Dynamic Risk Management
Dynamic risk management is an investment approach that continuously adjusts portfolio risk exposure in response to changing market conditions — rather than maintaining static, fixed exposure levels regardless of the environment. As volatility rises, correlations shift, or price trends deteriorate, dynamic risk management reduces portfolio exposure. When conditions improve and risk signals normalize, it rebuilds exposure. The result is a portfolio whose risk level adapts to the environment rather than remaining constant through wildly different market regimes.
Why Dynamic Is Better Than Static
Static risk management — setting a fixed 60/40 stock/bond allocation and rebalancing back to it periodically — assumes that the appropriate level of risk is constant. But market risk is not constant: bear markets, financial crises, and periods of systemic stress create environments where equity risk is dramatically elevated relative to normal. Dynamically reducing exposure during these high-risk periods — and rebuilding it during normal, low-risk conditions — creates a better risk-adjusted outcome than maintaining static exposure through all environments.
Signals in Dynamic Risk Management
Dynamic risk management relies on signals to determine when to increase or decrease exposure. Price trend signals — moving averages, momentum indicators — identify when markets are in sustained uptrends or downtrends. Volatility signals — realized volatility, VIX levels, volatility spikes — indicate when risk is elevated. Breadth indicators — the advance-decline line, new highs vs. new lows — assess the health of the overall market trend. These signals, used in combination, provide a multi-dimensional view of the current risk environment that guides dynamic positioning.

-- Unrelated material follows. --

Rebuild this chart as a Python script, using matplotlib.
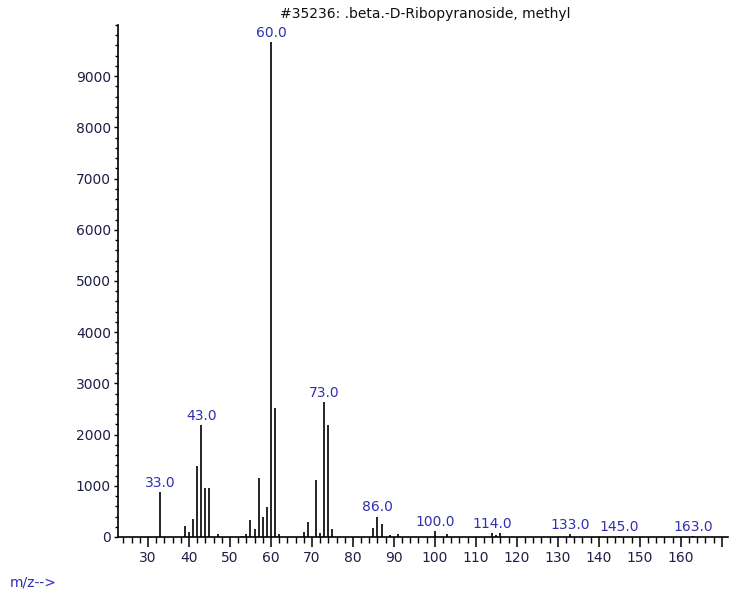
import matplotlib.pyplot as plt
from matplotlib.ticker import MultipleLocator

plt.rcParams['font.family'] = ['DejaVu Sans']

# m/z and abundance
mz = [33, 39, 40, 41, 42, 43, 44, 45, 47, 53, 54, 55, 56, 57, 58, 59, 60, 61, 62,
      68, 69, 71, 72, 73, 74, 75, 85, 86, 87, 89, 91, 100, 103, 114, 115, 116,
      133, 145, 163]
abundance = [880, 210, 100, 350, 1380, 2180, 950, 950, 50, 25, 50, 325, 150, 1160,
             400, 580, 9660, 2510, 50, 100, 300, 1110, 80, 2640, 2180, 150, 175,
             400, 255, 30, 50, 115, 50, 85, 45, 85, 55, 15, 15]
labelled = [33, 43, 60, 73, 86, 100, 114, 133, 145, 163]

title = "#35236: .beta.-D-Ribopyranoside, methyl"
label_color = '#3030b0'
text_color = '#1e1e48'

fig = plt.figure(figsize=(7.31, 5.97), dpi=100)
ax = fig.add_axes([118 / 731, 1 - 537 / 597, 610 / 731, 512 / 597])

ax.vlines(mz, 0, abundance, colors='black', linewidth=1.2)

# peak labels
for m in labelled:
    h = abundance[mz.index(m)]
    ax.annotate(f"{m:.1f}", xy=(m, h), xytext=(0, 1.5), textcoords='offset points',
                ha='center', va='bottom', fontsize=10, color=label_color)

ax.set_xlim(22.7, 171.5)
ax.set_ylim(0, 10000)

ax.xaxis.set_minor_locator(MultipleLocator(2))
ax.yaxis.set_minor_locator(MultipleLocator(200))
ax.set_xticks(range(30, 171, 10))
ax.set_xticklabels([str(v) if v <= 160 else '' for v in range(30, 171, 10)])
ax.set_yticks(range(0, 9001, 1000))

for s in ['top', 'right']:
    ax.spines[s].set_visible(False)
ax.spines['left'].set_linewidth(1.2)
ax.spines['bottom'].set_linewidth(1.2)

ax.tick_params(axis='x', which='major', direction='out', length=7, width=1.1,
               labelsize=10, labelcolor=text_color, pad=3)
ax.tick_params(axis='x', which='minor', direction='out', length=4, width=1.0)
ax.tick_params(axis='y', which='major', direction='out', length=3, width=1.0,
               labelsize=10, labelcolor=text_color, pad=2)
ax.tick_params(axis='y', which='minor', direction='out', length=2, width=1.0)

fig.text(425 / 731, 1 - 14 / 597, title, ha='center', va='center', fontsize=10,
         color='#101010')
fig.text(10 / 731, 1 - 582 / 597, "m/z-->", ha='left', va='center', fontsize=10,
         color=label_color)

fig.savefig('out.png', dpi=100)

Dynamic Risk Management and Asymmetric Returns
Dynamic risk management is the operational mechanism through which asymmetric returns are achieved. By systematically reducing exposure during high-risk environments and maintaining exposure during favorable ones, dynamic risk management creates the asymmetric capture ratio — more upside participation, less downside participation — that drives superior long-term compounding.